Task description. Repeat every line of the data exactly, but not the pictures.

Recorded data.
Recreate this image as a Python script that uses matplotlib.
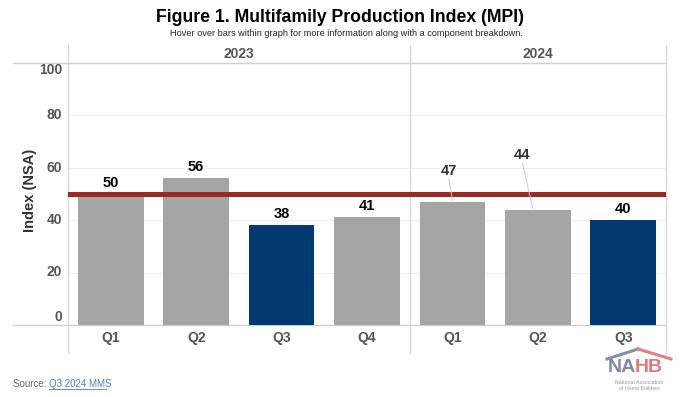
import matplotlib
matplotlib.use("Agg")
import matplotlib.pyplot as plt
from matplotlib.lines import Line2D
from matplotlib.transforms import offset_copy

plt.rcParams['font.family'] = ['Liberation Sans', 'DejaVu Sans']

years = ["2023", "2024"]
quarters = ["Q1", "Q2", "Q3", "Q4", "Q1", "Q2", "Q3"]
year_of = [0, 0, 0, 0, 1, 1, 1]
values = [50, 56, 38, 41, 47, 44, 40]
highlight = [False, False, True, False, False, False, True]
label_y = [None, None, None, None, 56, 62, None]   # raised labels with leader lines
label_x_off = [0, 0, 0, 0, -0.04, -0.18, 0]
leader_end_off = [0, 0, 0, 0, 0.0, -0.06, 0]
reference_level = 50
yticks = [0, 20, 40, 60, 80, 100]

GRAY = "#a5a5a5"
NAVY = "#003a70"
RED = "#9b2a26"
TXT = "#555555"

W, H = 680, 397
fig = plt.figure(figsize=(6.8, 3.97), dpi=100)
L, R, B, T = 68, 666, 325, 62.5
ax = fig.add_axes([L / W, 1 - B / H, (R - L) / W, (B - T) / H])

x = list(range(len(values)))
colors = [NAVY if h else GRAY for h in highlight]
ax.bar(x, values, width=0.77, color=colors, zorder=2)
ax.set_xlim(-0.5, len(values) - 0.5)
ax.set_ylim(0, 100)

for s in ax.spines.values():
    s.set_visible(False)
ax.set_yticks(yticks)
ax.set_yticklabels([])
ax.tick_params(axis='y', length=0)
ytrans = ax.get_yaxis_transform()
for v in yticks:
    dy = -7.5 if v == yticks[-1] else (8 if v == yticks[0] else 0)
    tr = offset_copy(ytrans, fig=fig, x=-6, y=dy, units='dots')
    ax.text(0, v, str(v), transform=tr, ha='right', va='center', fontsize=10,
            fontweight='bold', color=TXT)
ax.set_xticks(x)
ax.set_xticklabels(quarters, color=TXT, fontsize=10, fontweight='bold')
ax.tick_params(axis='x', length=0, pad=4)
for v in yticks[1:-1]:
    ax.axhline(v, color="#efefef", lw=0.8, zorder=0)

# horizontal boundary lines extending left
px = (R - L) / len(values)
x_left = -0.5 + (13 - L) / px
for v in (0, 100):
    ax.add_line(Line2D([x_left, len(values) - 0.5], [v, v], color="#d0d0d0", lw=1.0,
                       clip_on=False, zorder=1))

# vertical panel lines
y_top = (B - 45) / (B - T)
y_bot = (B - 353) / (B - T)
trans = ax.get_xaxis_transform()
nyear = [year_of.count(i) for i in range(len(years))]
bounds = [-0.5]
for n in nyear:
    bounds.append(bounds[-1] + n)
for bx in bounds:
    ax.add_line(Line2D([bx, bx], [y_bot, y_top], transform=trans, color="#d8d8d8",
                       lw=1.0, clip_on=False, zorder=1))
# year header
for i, yr in enumerate(years):
    cx = (bounds[i] + bounds[i + 1]) / 2
    ax.text(cx, (B - 53.5) / (B - T), yr, transform=trans, ha='center', va='center',
            fontsize=10, fontweight='bold', color=TXT)

# reference line
ax.axhline(reference_level, color=RED, lw=3.6, zorder=3)

# value labels
for i, v in enumerate(values):
    if label_y[i] is None:
        ax.text(i, v + 1.5, str(v), ha='center', va='bottom', fontsize=10.5,
                fontweight='bold', color='black', zorder=4)
    else:
        lx = i + label_x_off[i]
        ax.text(lx, label_y[i], str(v), ha='center', va='bottom', fontsize=10.5,
                fontweight='bold', color='#333333', zorder=4)
        ax.plot([lx, i + leader_end_off[i]], [label_y[i] - 0.5, v + 0.5],
                color="#c8c8c8", lw=0.7, zorder=4)

# y label
fig.text(30 / W, 1 - 190 / H, "Index (NSA)", rotation=90, ha='center', va='center',
         fontsize=10.5, fontweight='bold', color="#333333")

# titles
fig.text(340 / W, 1 - 18 / H, "Figure 1. Multifamily Production Index (MPI)", ha='center',
         va='center', fontsize=12.7, fontweight='bold', color='black')
fig.text(346 / W, 1 - 33 / H,
         "Hover over bars within graph for more information along with a component breakdown.",
         ha='center', va='center', fontsize=6.6, color='#222222')

# source
t1 = fig.text(13 / W, 1 - 384 / H, "Source: ", ha='left', va='center', fontsize=7,
              color='#666666')
fig.canvas.draw()
bb = t1.get_window_extent()
fig.text(bb.x1 / W, 1 - 384 / H, "Q3 2024 MMS", ha='left', va='center', fontsize=7,
         color='#4a7cc7')
fig.add_artist(Line2D([bb.x1 / W, (bb.x1 + 57) / W], [1 - 388.5 / H, 1 - 388.5 / H],
                      color='#4a7cc7', lw=0.6))

# NAHB logo
fig.add_artist(Line2D([607 / W, 638 / W], [1 - 359 / H, 1 - 349 / H], color='#8090b0', lw=2.2))
fig.add_artist(Line2D([638 / W, 671 / W], [1 - 349 / H, 1 - 359 / H], color='#e08080', lw=2.2))
na = fig.text(608 / W, 1 - 368 / H, "NA", ha='left', va='center', fontsize=14,
              fontweight='bold', color='#7f8aab')
fig.canvas.draw()
nb = na.get_window_extent()
fig.text((nb.x1 - 1) / W, 1 - 368 / H, "HB", ha='left', va='center', fontsize=14,
         fontweight='bold', color='#e07878')
fig.text(639 / W, 1 - 382.5 / H, "National Association", ha='center', va='center',
         fontsize=3.8, color='#999999')
fig.text(639 / W, 1 - 389 / H, "of Home Builders", ha='center', va='center',
         fontsize=3.8, color='#999999')

fig.savefig("out.png", dpi=100)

Reply to the exercise.
Recreate this image as a Python script that uses matplotlib.
import matplotlib
matplotlib.use("Agg")
import matplotlib.pyplot as plt
from matplotlib.lines import Line2D
from matplotlib.transforms import offset_copy

plt.rcParams['font.family'] = ['Liberation Sans', 'DejaVu Sans']

years = ["2023", "2024"]
quarters = ["Q1", "Q2", "Q3", "Q4", "Q1", "Q2", "Q3"]
year_of = [0, 0, 0, 0, 1, 1, 1]
values = [50, 56, 38, 41, 47, 44, 40]
highlight = [False, False, True, False, False, False, True]
label_y = [None, None, None, None, 56, 62, None]   # raised labels with leader lines
label_x_off = [0, 0, 0, 0, -0.04, -0.18, 0]
leader_end_off = [0, 0, 0, 0, 0.0, -0.06, 0]
reference_level = 50
yticks = [0, 20, 40, 60, 80, 100]

GRAY = "#a5a5a5"
NAVY = "#003a70"
RED = "#9b2a26"
TXT = "#555555"

W, H = 680, 397
fig = plt.figure(figsize=(6.8, 3.97), dpi=100)
L, R, B, T = 68, 666, 325, 62.5
ax = fig.add_axes([L / W, 1 - B / H, (R - L) / W, (B - T) / H])

x = list(range(len(values)))
colors = [NAVY if h else GRAY for h in highlight]
ax.bar(x, values, width=0.77, color=colors, zorder=2)
ax.set_xlim(-0.5, len(values) - 0.5)
ax.set_ylim(0, 100)

for s in ax.spines.values():
    s.set_visible(False)
ax.set_yticks(yticks)
ax.set_yticklabels([])
ax.tick_params(axis='y', length=0)
ytrans = ax.get_yaxis_transform()
for v in yticks:
    dy = -7.5 if v == yticks[-1] else (8 if v == yticks[0] else 0)
    tr = offset_copy(ytrans, fig=fig, x=-6, y=dy, units='dots')
    ax.text(0, v, str(v), transform=tr, ha='right', va='center', fontsize=10,
            fontweight='bold', color=TXT)
ax.set_xticks(x)
ax.set_xticklabels(quarters, color=TXT, fontsize=10, fontweight='bold')
ax.tick_params(axis='x', length=0, pad=4)
for v in yticks[1:-1]:
    ax.axhline(v, color="#efefef", lw=0.8, zorder=0)

# horizontal boundary lines extending left
px = (R - L) / len(values)
x_left = -0.5 + (13 - L) / px
for v in (0, 100):
    ax.add_line(Line2D([x_left, len(values) - 0.5], [v, v], color="#d0d0d0", lw=1.0,
                       clip_on=False, zorder=1))

# vertical panel lines
y_top = (B - 45) / (B - T)
y_bot = (B - 353) / (B - T)
trans = ax.get_xaxis_transform()
nyear = [year_of.count(i) for i in range(len(years))]
bounds = [-0.5]
for n in nyear:
    bounds.append(bounds[-1] + n)
for bx in bounds:
    ax.add_line(Line2D([bx, bx], [y_bot, y_top], transform=trans, color="#d8d8d8",
                       lw=1.0, clip_on=False, zorder=1))
# year header
for i, yr in enumerate(years):
    cx = (bounds[i] + bounds[i + 1]) / 2
    ax.text(cx, (B - 53.5) / (B - T), yr, transform=trans, ha='center', va='center',
            fontsize=10, fontweight='bold', color=TXT)

# reference line
ax.axhline(reference_level, color=RED, lw=3.6, zorder=3)

# value labels
for i, v in enumerate(values):
    if label_y[i] is None:
        ax.text(i, v + 1.5, str(v), ha='center', va='bottom', fontsize=10.5,
                fontweight='bold', color='black', zorder=4)
    else:
        lx = i + label_x_off[i]
        ax.text(lx, label_y[i], str(v), ha='center', va='bottom', fontsize=10.5,
                fontweight='bold', color='#333333', zorder=4)
        ax.plot([lx, i + leader_end_off[i]], [label_y[i] - 0.5, v + 0.5],
                color="#c8c8c8", lw=0.7, zorder=4)

# y label
fig.text(30 / W, 1 - 190 / H, "Index (NSA)", rotation=90, ha='center', va='center',
         fontsize=10.5, fontweight='bold', color="#333333")

# titles
fig.text(340 / W, 1 - 18 / H, "Figure 1. Multifamily Production Index (MPI)", ha='center',
         va='center', fontsize=12.7, fontweight='bold', color='black')
fig.text(346 / W, 1 - 33 / H,
         "Hover over bars within graph for more information along with a component breakdown.",
         ha='center', va='center', fontsize=6.6, color='#222222')

# source
t1 = fig.text(13 / W, 1 - 384 / H, "Source: ", ha='left', va='center', fontsize=7,
              color='#666666')
fig.canvas.draw()
bb = t1.get_window_extent()
fig.text(bb.x1 / W, 1 - 384 / H, "Q3 2024 MMS", ha='left', va='center', fontsize=7,
         color='#4a7cc7')
fig.add_artist(Line2D([bb.x1 / W, (bb.x1 + 57) / W], [1 - 388.5 / H, 1 - 388.5 / H],
                      color='#4a7cc7', lw=0.6))

# NAHB logo
fig.add_artist(Line2D([607 / W, 638 / W], [1 - 359 / H, 1 - 349 / H], color='#8090b0', lw=2.2))
fig.add_artist(Line2D([638 / W, 671 / W], [1 - 349 / H, 1 - 359 / H], color='#e08080', lw=2.2))
na = fig.text(608 / W, 1 - 368 / H, "NA", ha='left', va='center', fontsize=14,
              fontweight='bold', color='#7f8aab')
fig.canvas.draw()
nb = na.get_window_extent()
fig.text((nb.x1 - 1) / W, 1 - 368 / H, "HB", ha='left', va='center', fontsize=14,
         fontweight='bold', color='#e07878')
fig.text(639 / W, 1 - 382.5 / H, "National Association", ha='center', va='center',
         fontsize=3.8, color='#999999')
fig.text(639 / W, 1 - 389 / H, "of Home Builders", ha='center', va='center',
         fontsize=3.8, color='#999999')

fig.savefig("out.png", dpi=100)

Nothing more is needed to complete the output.